The Revolutionary Communist Group – for an anti-imperialist movement in Britain

Revolutionary Youth: Venezuela’s Otro Beta

At the anti-imperialist conference in Havana (November 2019) delegates from the RCG and Rock Around the Blockade spoke with activists from Venezuela involved in the youth movement Movimiento Somos Otro Beta to find out how the Bolivarian Revolution supports young people. Since Chavez’s election in 1998 the Chavista movement has been building an alternative society and fighting for socialism against relentless economic, political and terrorist attacks undertaken by sections of the Venezuelan ruling class and their imperialist allies. Despite these crushing attacks, recently intensified by illegal sanctions (see FRFI 271), the Venezuelan government remains committed to directing revenue from state oil sales into housing, healthcare and education. 

The Bolivarian Revolution has at its heart a drive to build popular participation and grassroots democracy, exemplified through the communal councils and communes. But the latest wave of brutal sanctions, imposed by the US and supported by Britain, has undermined state resources, propelling many organisations to become self sufficient in continuing the work of building revolutionary forces from the base.

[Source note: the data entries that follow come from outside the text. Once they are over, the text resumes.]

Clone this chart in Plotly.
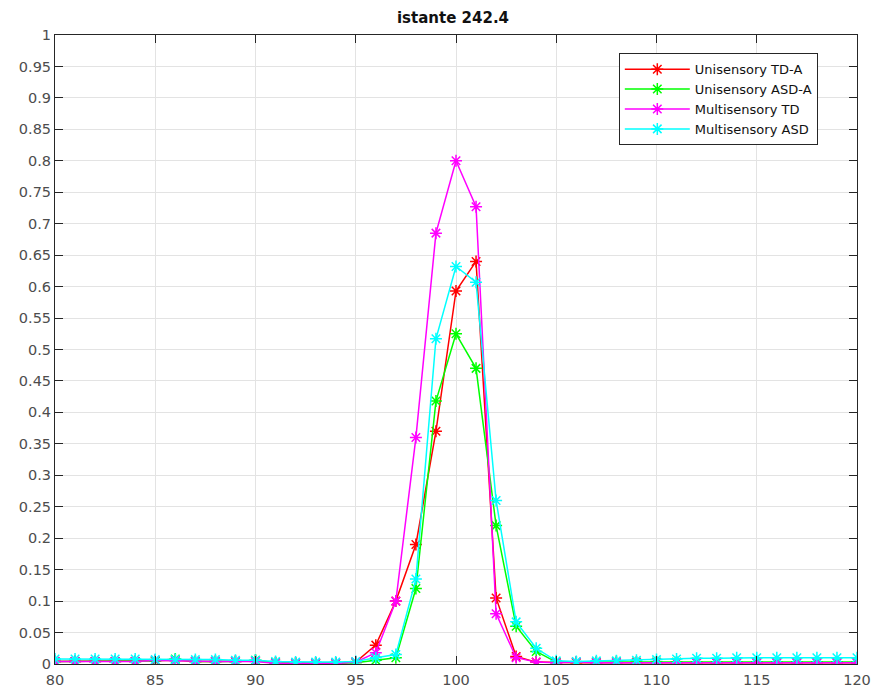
import plotly.graph_objects as go

# Spatial positions (x axis) sampled at unit spacing
positions = list(range(80, 121))

# Activity of each network at instant 242.4
uni_td_a = [0.004, 0.004, 0.004, 0.004, 0.004, 0.005, 0.006, 0.004, 0.004, 0.004,
            0.005, 0.002, 0.001, 0.001, 0.001, 0.003, 0.03, 0.10, 0.19, 0.37,
            0.593, 0.64, 0.105, 0.012, 0.003, 0.002, 0.002, 0.002, 0.002, 0.002,
            0.002, 0.002, 0.002, 0.002, 0.002, 0.002, 0.002, 0.002, 0.002, 0.002, 0.002]
uni_asd_a = [0.004, 0.004, 0.004, 0.004, 0.004, 0.005, 0.008, 0.004, 0.004, 0.004,
             0.006, 0.002, 0.001, 0.001, 0.001, 0.002, 0.006, 0.01, 0.12, 0.418,
             0.525, 0.47, 0.22, 0.06, 0.02, 0.003, 0.003, 0.003, 0.004, 0.003,
             0.003, 0.003, 0.003, 0.003, 0.003, 0.003, 0.003, 0.003, 0.003, 0.003, 0.003]
multi_td = [0.004, 0.004, 0.004, 0.004, 0.004, 0.006, 0.005, 0.004, 0.004, 0.004,
            0.004, 0.001, 0.001, 0.001, 0.001, 0.003, 0.018, 0.10, 0.36, 0.685,
            0.80, 0.727, 0.08, 0.01, 0.003, 0.002, 0.003, 0.002, 0.002, 0.002,
            0.002, 0.002, 0.002, 0.002, 0.002, 0.002, 0.002, 0.002, 0.002, 0.002, 0.002]
multi_asd = [0.008, 0.008, 0.008, 0.008, 0.008, 0.007, 0.007, 0.007, 0.007, 0.006,
             0.006, 0.004, 0.003, 0.003, 0.003, 0.004, 0.01, 0.015, 0.135, 0.517,
             0.632, 0.607, 0.26, 0.067, 0.025, 0.005, 0.004, 0.005, 0.005, 0.006,
             0.007, 0.008, 0.009, 0.009, 0.01, 0.01, 0.01, 0.01, 0.01, 0.01, 0.01]

series = [
    ("Unisensory TD-A", uni_td_a, "#ff0000"),
    ("Unisensory ASD-A", uni_asd_a, "#00ff00"),
    ("Multisensory TD", multi_td, "#ff00ff"),
    ("Multisensory ASD", multi_asd, "#00ffff"),
]

fig = go.Figure()
for name, vals, color in series:
    fig.add_trace(go.Scatter(
        x=positions, y=vals, name=name, mode="lines+markers",
        line=dict(color=color, width=1.5),
        marker=dict(symbol="asterisk-open", size=10,
                    line=dict(color=color, width=1.5), color=color),
    ))

axis_common = dict(
    showgrid=True, gridcolor="#e3e3e3", gridwidth=1,
    showline=True, linecolor="#262626", linewidth=1, mirror="ticks",
    ticks="inside", ticklen=8, tickcolor="#262626", tickwidth=1,
    zeroline=False, automargin=False,
    tickfont=dict(family="DejaVu Sans, sans-serif", size=14.5, color="#4d4d4d"),
)

fig.update_layout(
    width=873, height=693,
    margin=dict(l=55, r=16, t=35, b=29),
    paper_bgcolor="white", plot_bgcolor="white",
    title=dict(text="<b>istante 242.4</b>", x=453 / 873, xanchor="center",
               y=1 - 18 / 693, yanchor="middle",
               font=dict(family="DejaVu Sans, sans-serif", size=15, color="#111111")),
    xaxis=dict(range=[80, 120], dtick=5, tick0=80, ticklabelstandoff=3, **axis_common),
    yaxis=dict(range=[0, 1], dtick=0.05, tick0=0, tickformat="~g", **axis_common),
    legend=dict(
        x=0.703, y=0.971, xanchor="left", yanchor="top",
        bgcolor="white", bordercolor="#262626", borderwidth=1,
        font=dict(family="DejaVu Sans, sans-serif", size=13, color="#111111"),
        tracegroupgap=0, itemwidth=65,
    ),
    showlegend=True,
)

fig.write_html("out.html")
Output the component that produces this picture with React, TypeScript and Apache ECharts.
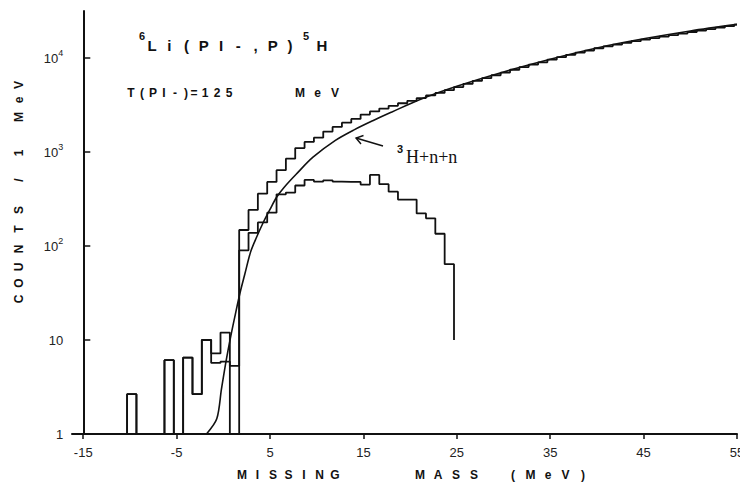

Movimiento Somos Otro Beta was founded in 2011 through a collaboration of small youth organisations coming together as revolutionary Chavistas to promote social, political and cultural change in support of Chavez and the Bolivarian Revolution in the run up to the 2012 election. Started in Miranda state, the Otro Beta movement worked predominantly in the Petare slum, but has since built 5 further centres in Palo Verde, Los Teques, Valles del Tuy, Chichivirche de la Costa and Quibor, with two more planned to open in the states of Amazon and Aragua, making them active in eight provinces across Venezuela. 

Their ethos is based on the principle of building revolutionary consciousness through working with some of the most economically disadvantaged Venezuelan youth living in barrios and relating the Bolivarian Revolution to their social and cultural realities. As George Ciccariello-Maher points out in Building the Commune, ‘barrio culture itself – which is rooted in a struggle against all odds – has plenty of revolutionary potential that [needs] only to be redirected… engaging revolutionary culture is a two-way street.’

Otro Beta focuses on education, production, communication and politics with a seven point programme:

  • Organisation and politics: work is coordinated across neighbourhoods, schools, prisons and homes with the aim of politicising those who mainstream Chavism may not reach.
  • Production: in line with the drive across Venezuela to increase self-sufficiency, the organisation offers courses in practical skills such as veterinary, robotics, computing and beauty. Those involved in the centre in Petare now produce the work uniforms for the Local Committees for Supply and Production (CLAP) workers in Caracas, while other centres provide products and services in areas such as food, hygiene and transportation. Although Otro Beta already had a commitment to increasing production, the blockade has forced this process to accelerate as sanctions are imposed on those trading with Venezuela in a bid to strangle the economy and force the Bolivarian Revolution into submission.
  • Sports and recreation: the centres organise inter-barrio sports tournaments and have repaired 52 facilities, including sports grounds, for the use of the barrio youth. Operating in areas where local gangs are active and working to establish cease-fires between them means providing alternate sources of collective activities, such as sports tournaments, as part of the process of building community cohesion.
  • Culture and arts: the centres offer dance and arts classes and the movement has built seven recording studios for the barrio youth to use. They organise rap and hip-hop concerts, not only providing entertainment but also acting as opportunities for young people to gain experience in music production and event management. Their initiative ‘Culture is in the Barrio’ is aimed at incorporating the Barrios into mainstream Chavism.
  • Information: Otro Beta doesn’t see its role as being to educate from the top down, but seeks to help reform and revolutionise ideas of young people by relating their lived experiences to the broader political struggle.
  • Exploratory investigations: one of its first major projects was a census of the youth in Petare to assess how they identified themselves and therefore how the movement could relate to them.
  • Communication: there is constant dialogue between the Otro Beta organisers and the young people to ensure the movement is truly reflective of their voices.

Although not a commune, they work to build community organisation on a local level with the aim of uniting people across the states they are active in. Otro Beta also forms part of ALBA Movimiento, a project bringing together social organisations from across Latin America united in their fight against imperialism and commitment to building socialism.

The media war being waged against Venezuela paints a fabricated portrait of the Venezuelan youth being failed by their government; a top down autocratic state robbing them of opportunities and denying them their aspirations. Movements like Otro Beta, and like the government’s ‘Chamba Juvenil’ project aimed at integrating hundreds of thousands of young people into employment and education opportunities, are omitted from the narrative. These movements highlight the dedication of the Bolivarian Revolution in supporting and advancing young people, from both the state level and grassroots organising, as part of the Chavista struggle to construct a society that can meet the needs of the mass of people. That these efforts are continuing in the face of threats of war, terrorist attacks and an economic blockade stands to show what a society committed to its people can achieve.